Sunday was the first time in more than a year that South Sudan President Salva Kiir met with Sudan President Omar al-Bashir in an official capacity, according to Reuters. The leaders are working with moderators from the African Union; if they cannot settle their differences, they may face sanctions from the United Nations.
At stake are the livelihoods of the long-suffering residents of both countries. The continued standoff between Sudan and South Sudan has devastated standards of living across the board, and at the heart of it all is a violent border zone that still defies clear-cut delineation.
The two countries were united until only recently; South Sudan officially split from its northern neighbor on July 9, 2011. The South had long suffered under Bashir’s dictatorial regime, which still reigns in Sudan’s capital city of Khartoum. Kiir now leads South Sudan from its new capital, Juba.
The split was meant to achieve peace after decades of conflict, but clashes continued. Part of the disconnect has to do with religion; the Sudanese are mostly Muslim, while South Sudan is dominated by animists and Christians.
But as the country works to forge lasting peace, oil and land are the real sticking points.
Oil was the main source of revenue for pre-division Sudan. But when South Sudan broke away last year, it took 75 percent of the country’s oil fields with it. Sudan retained the pipelines to transport the fuel and turn landlocked South Sudan’s crude into a marketable commodity for both countries.
In order to keep the oil industry sustainable, both countries would have had to work together. But continuing conflicts have made this impossible.
Amid violence in border areas, disagreements over crude transport fees and allegations of overdue payments, South Sudan shut down its oil production in January. Quite suddenly, both countries lost their major source of revenue, and today, the citizens of both countries are still paying a heavy price.
In Sudan, monthly inflation has exceeded 40 percent, raising the cost of living exponentially. In an attempt to save revenue -- and despite recurring protests in Khartoum -- the Bashir regime has implemented harsh austerity measures: lifting fuel subsidies, cutting public spending and increasing taxes.
Meanwhile, South Sudan continues to suffer from a dismal lack of development. Most South Sudanese are subsistence farmers, but better infrastructure could modernize agricultural practices to increase profits. The country is in desperate need of paved roads, a stable electrical grid and facilities for education and health care. But as long as internal and external conflicts force Juba to spend more on defense than development, the country’s 10 million people are in dire straits.
If Kiir and Bashir can reach a comprehensive agreement in Addis Ababa, these serious problems can begin to be addressed.
Luckily, they aren’t starting from scratch. Juba and Khartoum have already decided on mutually acceptable transport fees: the amount per barrel that South Sudan will have to pay Sudan in order to use its pipelines. The United States will also help to cover some lost revenues for Khartoum, working through China and several Arab Gulf states since direct payments are prohibited by sanctions against the Bashir regime.

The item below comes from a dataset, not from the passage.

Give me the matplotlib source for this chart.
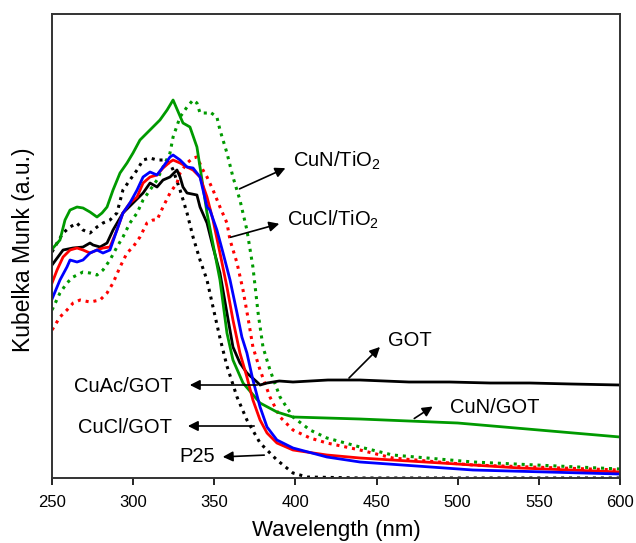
import matplotlib.pyplot as plt
from matplotlib import use

use('Agg')
plt.rcParams['font.family'] = ['Liberation Sans', 'DejaVu Sans']
plt.rcParams['mathtext.fontset'] = 'custom'
plt.rcParams['mathtext.rm'] = 'Liberation Sans'
plt.rcParams['mathtext.it'] = 'Liberation Sans:italic'

# ---- data (arbitrary Kubelka-Munk units) ----
wl_got = [250, 256.8, 262.9, 269.1, 273.4, 275.3, 279.6, 283.9, 287.6, 293.7, 299.9,
          306.1, 310.4, 314.7, 318.4, 322.7, 327, 328.9, 330.7, 333.2, 339.3, 341.2,
          345.5, 349.2, 353.5, 357.8, 361.5, 365.8, 370.1, 376.3, 378.2, 382.5, 390,
          398.5, 420, 439.8, 470, 495, 520, 544.5, 570, 600]
km_got = [213, 228, 230, 231, 235, 233, 231, 235, 248, 265, 275,
          285, 295, 291, 298, 301, 308, 301, 291, 285, 283, 271,
          255, 231, 205, 165, 131, 115, 105, 96, 93, 95, 97,
          96, 98, 98, 96, 96, 95, 95, 94, 93]

wl_cun_got = [250, 250.6, 254.9, 258, 261.1, 265.4, 269.1, 273.4, 277.7, 280.8, 283.9,
              287.6, 291.9, 296.2, 299.9, 304.2, 308.5, 312.2, 316.5, 320.9, 324.6,
              330.7, 335, 339.3, 341.2, 345.5, 353.5, 357.8, 361.5, 367.7, 378.2,
              388.6, 398.5, 439.8, 500, 550, 600]
km_cun_got = [228, 230, 238, 258, 268, 271, 270, 266, 261, 265, 271,
              288, 305, 315, 325, 338, 345, 351, 358, 368, 378,
              355, 351, 331, 311, 265, 198, 145, 118, 95, 75,
              66, 61, 59, 55, 48, 41]

wl_cucl_got = [250, 253.1, 256.8, 261.1, 265.4, 269.1, 273.4, 277.7, 281.4, 285.7, 290,
               293.7, 298, 302.4, 306.1, 310.4, 314.7, 318.4, 322.7, 324.6, 328.9,
               333.2, 336.9, 341.2, 345.5, 349.2, 353.5, 357.8, 361.5, 365.8, 370.1,
               373.8, 378.2, 382.5, 388.6, 398.5, 419.4, 439.8, 489.7, 538.4, 600]
km_cucl_got = [195, 208, 221, 228, 230, 228, 225, 228, 230, 231, 248,
               265, 275, 281, 295, 301, 303, 310, 316, 318, 315,
               311, 308, 301, 281, 258, 225, 191, 158, 125, 101,
               78, 58, 45, 35, 28, 23, 20, 15, 10, 6]

wl_blue = [250, 254.9, 259.2, 261.1, 265.4, 269.1, 273.4, 277.7, 281.4, 285.7, 290,
           293.7, 298, 302.4, 306.1, 310.4, 314.7, 318.4, 322.7, 324.6, 328.9,
           333.2, 336.9, 341.2, 345.5, 347.3, 351.6, 355.4, 359.7, 364, 367,
           370.1, 373.8, 378.2, 382.5, 388.6, 398.5, 419.4, 439.8, 509.4, 600]
km_blue = [179, 198, 211, 218, 216, 218, 225, 228, 225, 228, 248,
           265, 275, 288, 301, 306, 303, 311, 321, 323, 318,
           311, 310, 301, 271, 268, 248, 225, 198, 165, 141,
           125, 98, 71, 51, 38, 30, 21, 16, 8, 4]

wl_p25 = [250, 253.1, 256.8, 261.1, 265.4, 269.1, 273.4, 277.7, 281.4, 285.7, 290,
          293.7, 298, 302.4, 306.1, 310.4, 314.7, 318.4, 322.7, 324.6, 328.9,
          333.2, 336.9, 341.2, 345.5, 349.2, 353.5, 357.8, 364, 370.1, 378.2,
          388.6, 398.5, 407.1, 440, 600]
km_p25 = [226, 235, 245, 251, 255, 248, 245, 251, 255, 258, 265,
          288, 298, 308, 318, 320, 318, 318, 315, 308, 288,
          265, 241, 218, 198, 171, 140, 112, 81, 58, 35,
          18, 5, 1, 0, 0]

wl_cun_tio2 = [250, 254.9, 259.2, 263, 269.1, 273.4, 277.7, 281.4, 285.7, 290,
               293.7, 298, 302.4, 306.1, 310.4, 314.7, 318.4, 322.7, 324.6, 328.9,
               333.2, 336.9, 339.3, 341.2, 345.5, 347.3, 351.6, 353.5, 357.8, 361.5,
               365.8, 370.1, 373.8, 377, 380, 384.3, 390.5, 398.5, 409, 419.4,
               439.8, 459.9, 509.4, 600]
km_cun_tio2 = [168, 185, 195, 201, 206, 205, 203, 208, 218, 231,
               241, 255, 265, 278, 288, 298, 311, 325, 341, 361,
               371, 378, 375, 365, 365, 366, 361, 348, 325, 301,
               278, 248, 211, 165, 131, 108, 81, 61, 48, 40,
               31, 23, 16, 9]

wl_cucl_tio2 = [250, 254.9, 259.2, 263, 267.3, 273.4, 279.6, 283.9, 287.6, 291.9,
                296.2, 299.9, 304.2, 308.5, 312.2, 314.7, 318.4, 322.7, 327, 328.9,
                333.2, 336.9, 339.3, 343, 345.5, 349.2, 353.5, 357.8, 359.7, 364,
                367.7, 371, 373.8, 378.2, 384.3, 390.5, 398.5, 409, 419.4, 439.8,
                459.9, 509.4, 600]
km_cucl_tio2 = [148, 161, 168, 175, 178, 176, 178, 185, 195, 211,
                225, 231, 241, 255, 258, 258, 271, 285, 295, 305,
                315, 320, 321, 308, 301, 288, 271, 255, 238, 215,
                188, 158, 131, 108, 81, 61, 48, 40, 35, 28,
                20, 13, 8]

x_ticks = [250, 300, 350, 400, 450, 500, 550, 600]

GREEN = '#009a00'

fig = plt.figure(figsize=(6.36, 5.43), dpi=100)
ax = fig.add_axes([0.0818, 0.1197, 0.893, 0.8545])

# dotted TiO2 based samples first, solid GOT samples on top
ax.plot(wl_p25, km_p25, color='black', ls=(0, (1, 1.6)), lw=2.2)
ax.plot(wl_cun_tio2, km_cun_tio2, color=GREEN, ls=(0, (1, 1.6)), lw=2.2)
ax.plot(wl_cucl_tio2, km_cucl_tio2, color='red', ls=(0, (1, 1.6)), lw=2.2)
ax.plot(wl_got, km_got, color='black', lw=2)
ax.plot(wl_cun_got, km_cun_got, color=GREEN, lw=2)
ax.plot(wl_cucl_got, km_cucl_got, color='red', lw=2)
ax.plot(wl_blue, km_blue, color='blue', lw=2)

ax.set_xlim(250, 600)
ax.set_ylim(0, 464)
ax.set_xticks(x_ticks)
ax.set_yticks([])
ax.tick_params(axis='x', direction='out', length=5, width=1.2, labelsize=12, pad=7)
for s in ax.spines.values():
    s.set_color('#333333')
    s.set_linewidth(1.4)

ax.set_xlabel('Wavelength (nm)', fontsize=16, va='center')
ax.xaxis.set_label_coords(0.5, -0.114)
ax.set_ylabel('Kubelka Munk (a.u.)', fontsize=16.5, va='center')
ax.yaxis.set_label_coords(-0.051, 0.491)

# annotations: arrow from the curve towards its label
arrow = dict(arrowstyle='-|>', color='black', lw=1.2, mutation_scale=15)
fs = 14.5
ax.annotate('', xy=(395.4, 311), xytext=(364, 288), arrowprops=arrow)
ax.text(398.5, 317, 'CuN/TiO$_2$', fontsize=fs, va='center', ha='left')
ax.annotate('', xy=(391.7, 255), xytext=(358.4, 240), arrowprops=arrow)
ax.text(394.8, 258, 'CuCl/TiO$_2$', fontsize=fs, va='center', ha='left')
ax.annotate('', xy=(453.3, 133), xytext=(431.8, 98), arrowprops=arrow)
ax.text(457, 138, 'GOT', fontsize=fs, va='center', ha='left')
ax.annotate('', xy=(486, 73), xytext=(471.8, 58), arrowprops=arrow)
ax.text(495.2, 71, 'CuN/GOT', fontsize=fs, va='center', ha='left')
ax.annotate('', xy=(333.2, 93), xytext=(378.2, 93), arrowprops=arrow)
ax.text(324, 92, 'CuAc/GOT', fontsize=fs, va='center', ha='right')
ax.annotate('', xy=(332, 52), xytext=(376.3, 52), arrowprops=arrow)
ax.text(324, 51, 'CuCl/GOT', fontsize=fs, va='center', ha='right')
ax.annotate('', xy=(353.5, 21), xytext=(382.5, 23), arrowprops=arrow)
ax.text(350.4, 22, 'P25', fontsize=fs, va='center', ha='right')

fig.savefig('out.png', dpi=100)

Oil isn’t crossing the border yet -- partly because no one can be sure where the border is. The lines are hazy for a number of reasons: displaced persons on both sides, allegations of government-condoned violence, contested territorial claims, and seasonally migrating tribes that habitually cross the new borderline.
As talks progress in Addis Ababa, it seems likely that Kiir and Bashir will establish demilitarized buffer zones along the border’s most volatile areas. They are also expected to grant citizens of each country residency rights in the other.
A concrete delineation of territories is the ultimate goal, but that could take months or even years.
For now, any solution -- no matter how short-term -- could motivate South Sudan to start pumping the crude that both economies so desperately need.